The Doctor has been experimenting with adding a "daydreaming" subroutine. But when it begins to overwhelm his programming, he soon can't distinguish reality from fantasy, and the ship has a crisis on its hands. What's more, an alien species lurks nearby, having hacked into the Doctor's mind and taken his fantasies for intelligence on life aboard Voyager.
Many of the roles Robert Picardo played before Star Trek: Voyager were in comedy films. (Seriously, you'll be shocked at the number of 1980s "modest hits" he appears in, from Inner Space to Explorers to Gremlins 2.) So he's a good choice to put at the center of a light-hearted episode of Star Trek. This one is further tailored to Picardo's skill set, incorporating opera singing and the Doctor's well-established irritability.
The comedy is working right from the very first scene, as the Doctor wows the crowd with his vocal performance, improvises lyrics to an opera, and stops a raging Tuvok all in the span of two minutes. And it's not just Picardo who gets to be funny; the whole cast gets to have moments throughout. Tim Russ plays Tuvok's imagined pon farr episode to the hilt, Roxann Dawson is fun in a scene where B'Elanna watches her imagined self be dumped by the Doctor, and Robert Duncan McNeill gives the best deliberately "dopey wave" possible. Even the voice of the computer quips that a warp core breach is coming "a lot sooner than you think."
Also nice: the story isn't all about the comedy. There are a couple of genuinely touching moments along the way. Janeway is ultimately quite sensitive to the Doctor's potential embarrassment at having his dreams made public. Kim is sympathetic to his anxiety about actually taking command. The alien spying on the Doctor expresses genuine admiration of him, and of being able to "rise above one's station." Plus, there's a foot in both comedy and humor when the episode culminates in its version of a Star Trek classic "corbomite maneuver" type of moment, in which the Doctor bluffs his way out of a crisis.
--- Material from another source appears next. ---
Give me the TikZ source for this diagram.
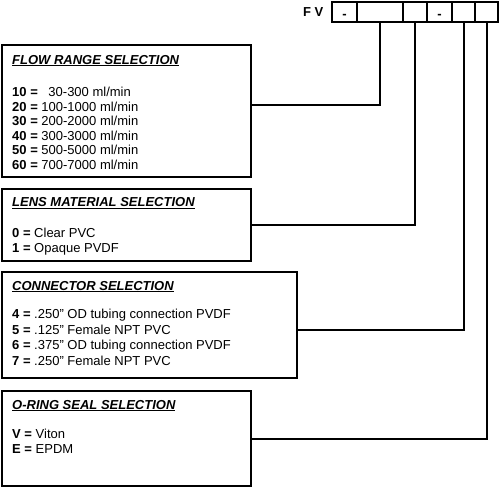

All that said, it feels like the series as a whole has to regress a bit to tell this story; this feels like an episode that would have been more at home in the second season than the sixth. The Doctor is having to argue for his essential humanity much more forcefully than seems necessary. He complains of how others treat him, but we haven't actually seen that sort of behavior toward him on the show for several seasons; he's long ago been accepted as the closest thing to human he can be.
The nature of the Doctor's daydreams feels a bit regressive sometimes too. As fun as it is to see him fantasize about commanding the ship, it's equally not fun to watch all the women on the ship throw themselves at him as demeaningly as 1990s network television will allow (complete with a lascivious saxophone soundtrack).
An interesting new concept for an alien race is a bit squandered here too. The Overlooker are a really different idea for a society: calculating to a fault, unable to act without consultation with their authority figures (or AI? Seems like it could be either). If I recall correctly, they do show up again once or twice more in the series, but they feel to me like they have more potential than that -- or certainly more than other aliens who wore out their welcome in earlier seasons of the show.
Other observations:
- In the opening scene, some members of the Doctor's concert audience seem quite bored to be there. It's his fantasy, so that shouldn't be the case.
- When the Doctor transforms into the "Emergency Command Hologram," Harry Kim speaks for all of us when he says "this is the part I like." Watching the uniform turn red, and the four pips melodramatically appearing on the Doctor's collar, is really funny.
- Seven of Nine posing topless for the Doctor. Ick. At least she does get to razz him at the end when she kisses his cheek: "That was a platonic gesture. Don’t expect me to pose for you."